ADB to lend India $ 1 billion to help rural poor

The Asian Development Bank (ADB) has agreed to lend India $ 1 billion – the largest ever advance by the bank to a developing country – to address the issue of widespread suicide by farmers in many parts of the country.

The announcement was made by the bank, December 11, amid concern that failure to broaden the base of India's blistering growth could lead to social conflict, capital flight, falling investment and an economic slowdown.

The loan package will be aimed at weaning the rural poor away from moneylenders by expanding access to formal finance, marking a shift in emphasis towards the social sector for the ADB's Indian loans.

Until the end of 2005, nearly 90 percent of the ADB's loans to India had been invested in infrastructure.

The sum would be routed through NABARD, but subject to the states signing MoUs with the Centre, sources close to the development said. The ADB loan will be incumbent upon improvement in the functioning of cooperative credit institutions. This means eliminating the dual control over the credit societies exercised by respective state governments and RBI. Instead, RBI will regulate the institutions.

Expert panels like the Vaidyananthan Committee has said that the dual control has made these institutions inefficient and so pushed up the cost of credit.

Banking sources said that improving the rural credit is an important component for achieving the financial sector reforms agenda, which the government has set for itself. The funds will, therefore, be a critical component of the government's rural credit intervention programme, in worst–affected states like Andhra Pradesh, Madhya Pradesh, Maharashtra, Rajasthan, Gujarat and Orissa.

In Andhra Pradesh, where moneylenders account for 60 percent of loans to rural homes, 80 percent of farmers are burdened by high debts. Economists believe limited access to credit is a big factor behind the farm sector's declining growth rates.

Stagnation in the agricultural sector has caused its share of gross domestic product to fall to barely 20 percent from 32 percent in 1991, leaving it struggling to provide a livelihood to the two–thirds of India's 1.1 billion population still living in rural areas and provoking large–scale migration to overcrowded and dysfunctional cities.

According to economists, limited access to credit is a big factor behind slowing growth in the farm sector, which provides a livelihood for two–thirds of India's 1.1 billion population.

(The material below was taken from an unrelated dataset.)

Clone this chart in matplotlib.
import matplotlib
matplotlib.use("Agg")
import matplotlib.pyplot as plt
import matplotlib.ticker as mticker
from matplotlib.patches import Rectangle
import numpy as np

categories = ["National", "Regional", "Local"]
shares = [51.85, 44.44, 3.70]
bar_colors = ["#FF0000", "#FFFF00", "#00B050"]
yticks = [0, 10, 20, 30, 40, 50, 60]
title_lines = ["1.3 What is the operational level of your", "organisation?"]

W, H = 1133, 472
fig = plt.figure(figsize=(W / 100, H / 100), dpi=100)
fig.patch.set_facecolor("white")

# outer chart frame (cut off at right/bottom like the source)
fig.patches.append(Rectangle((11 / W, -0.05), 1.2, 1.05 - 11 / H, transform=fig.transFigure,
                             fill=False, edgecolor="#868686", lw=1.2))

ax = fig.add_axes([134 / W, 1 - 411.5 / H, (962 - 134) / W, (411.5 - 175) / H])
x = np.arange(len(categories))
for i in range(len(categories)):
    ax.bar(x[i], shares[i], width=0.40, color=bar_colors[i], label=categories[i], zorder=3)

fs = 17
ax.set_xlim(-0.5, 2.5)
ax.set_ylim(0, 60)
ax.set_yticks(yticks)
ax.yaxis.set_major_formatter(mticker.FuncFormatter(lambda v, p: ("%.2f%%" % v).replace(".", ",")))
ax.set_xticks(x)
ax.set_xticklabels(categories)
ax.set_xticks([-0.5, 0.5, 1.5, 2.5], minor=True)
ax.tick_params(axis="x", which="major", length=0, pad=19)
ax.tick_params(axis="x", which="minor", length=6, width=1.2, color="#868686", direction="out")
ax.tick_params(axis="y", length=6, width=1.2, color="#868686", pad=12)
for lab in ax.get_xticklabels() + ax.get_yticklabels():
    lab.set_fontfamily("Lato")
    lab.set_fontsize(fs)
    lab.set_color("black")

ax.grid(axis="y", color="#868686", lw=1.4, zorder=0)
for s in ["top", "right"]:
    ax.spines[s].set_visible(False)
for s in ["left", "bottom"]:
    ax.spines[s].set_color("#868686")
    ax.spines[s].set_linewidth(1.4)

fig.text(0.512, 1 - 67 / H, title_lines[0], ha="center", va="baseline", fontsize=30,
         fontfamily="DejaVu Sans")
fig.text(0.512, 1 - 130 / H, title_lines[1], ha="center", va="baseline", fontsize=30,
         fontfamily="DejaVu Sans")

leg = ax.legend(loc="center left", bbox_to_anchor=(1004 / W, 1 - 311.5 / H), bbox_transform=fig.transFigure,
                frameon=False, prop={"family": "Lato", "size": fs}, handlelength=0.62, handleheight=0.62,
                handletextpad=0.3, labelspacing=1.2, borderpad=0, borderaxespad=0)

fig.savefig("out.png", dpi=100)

"For a large country like India, growing at 9 percent, there's no option but to include 700 million in the growth process: it's not a choice any more, it's a necessity," said Ashok Sharma, an ADB director in south Asia. "If not, consensus for reform will evaporate."

Of late, ADB's lending to India has surged. It averaged about $ 600 million a year in the 1990s but increased to $ 1.1 billion between 2000 and 2005 and is to more than double to $ 2.45 billion in 2007 and $ 2.85 billion in 2009.

The government had asked the Manila–based bank for the allocations to supplement its own resources to provide support for the rural credit programme estimated at Rs. 10,000 crore ($ 2.2 billion). The multilateral institution has already committed $ 2 billion to India in 2006. But in the next fiscal it expects to push it up by another $ 500 million. The 15–year ADB package is aimed at addressing the rural urban divide developing in the country, to make available sustainable financial service to farmers.

Reducing rural poverty has been the main policy platform of the Congress–led coalition, which returned to power in 2004 amid discontent at widening inequalities, falling rural incomes and a deepening debt crisis in the nation's 700,000 villages.